Let $(X, \mathfrak{T})$ be a topological space. $\mathcal{S} \subseteq \mathfrak{T}$ is called a subbasis of $\mathfrak{T} : \Leftrightarrow \forall U \in \mathfrak{T}: U$ is a union of finite intersections from Elements in $\mathcal{S}$.
Questions
Can a finite subbasis generate an infinite topology? Or, more formally, is the following implication true:
$$|\mathcal{S}| \in \mathbb{N} \Rightarrow |\mathfrak{T}| \in \mathbb{N}$$
Can a finite subbasis generate any topology for an infinite space $X$? So, formally:
$$|\mathcal{S}| \in \mathbb{N} \Rightarrow |X| \in \mathbb{N}$$
 A: No.  If $\mathcal{S}$ is a finite, set, then there are only finitely many (nonempty) finite subcollections of that set, and so the family $\mathcal{I}$ of intersections of (nonempty) finite subcollections of $\mathcal{S}$ is also finite (saying "finite" here is somewhat redundant).  As there are only finitely many subcollections of $\mathcal{I}$, there are only finitely many distinct unions of subcollections of $\mathcal{I}$.  Thus any topology generated by a finite subbasis is itself finite.

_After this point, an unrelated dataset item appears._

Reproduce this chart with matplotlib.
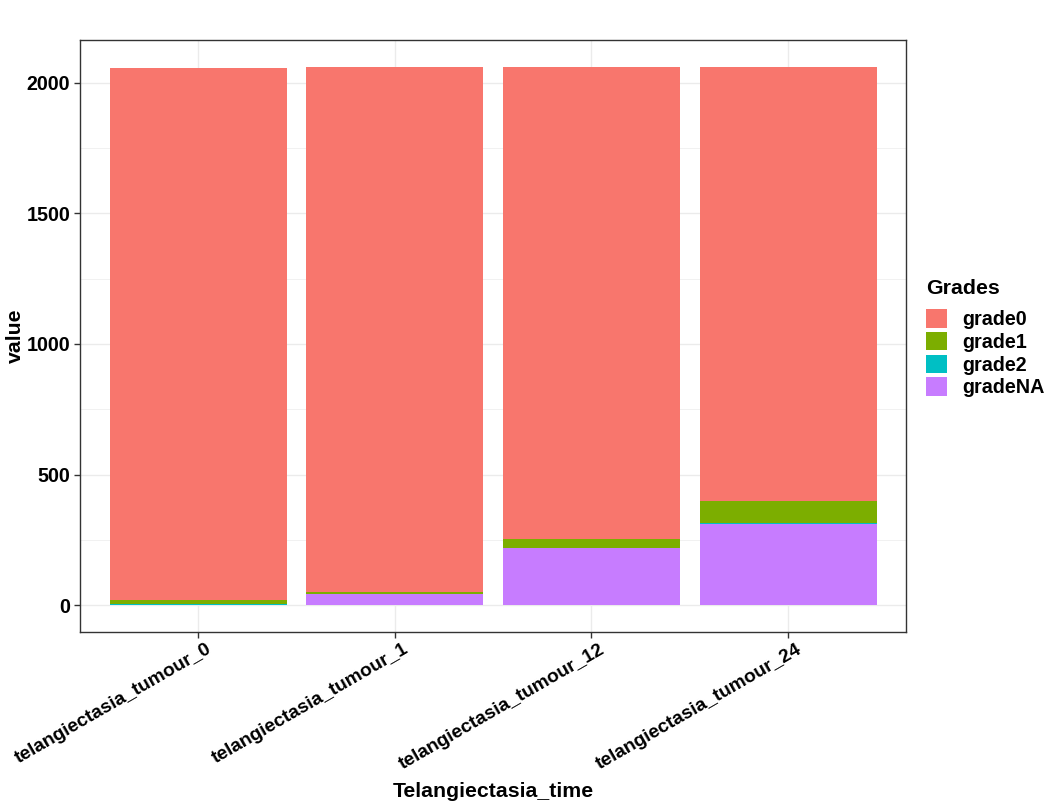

In particular, the usual metric topology on $\mathcal{R}$ has no finite subbase.
(Even more, given an arbitrary subbasis $\mathcal{S}$ on a set $X$, either $\mathcal{S}$ and $\mathcal{I}$ (as described above) above are both finite, or are both infinite and of the same cardinality. It follows that the topology generated by $\mathcal{S}$ has cardinality bounded above by some cardinal related to $| \mathcal{S} |$.  In the finite case, it would be $2^{2^{|\mathcal{S}|}}$, and in the infinite case it is $2^{|\mathcal{S}|}$.)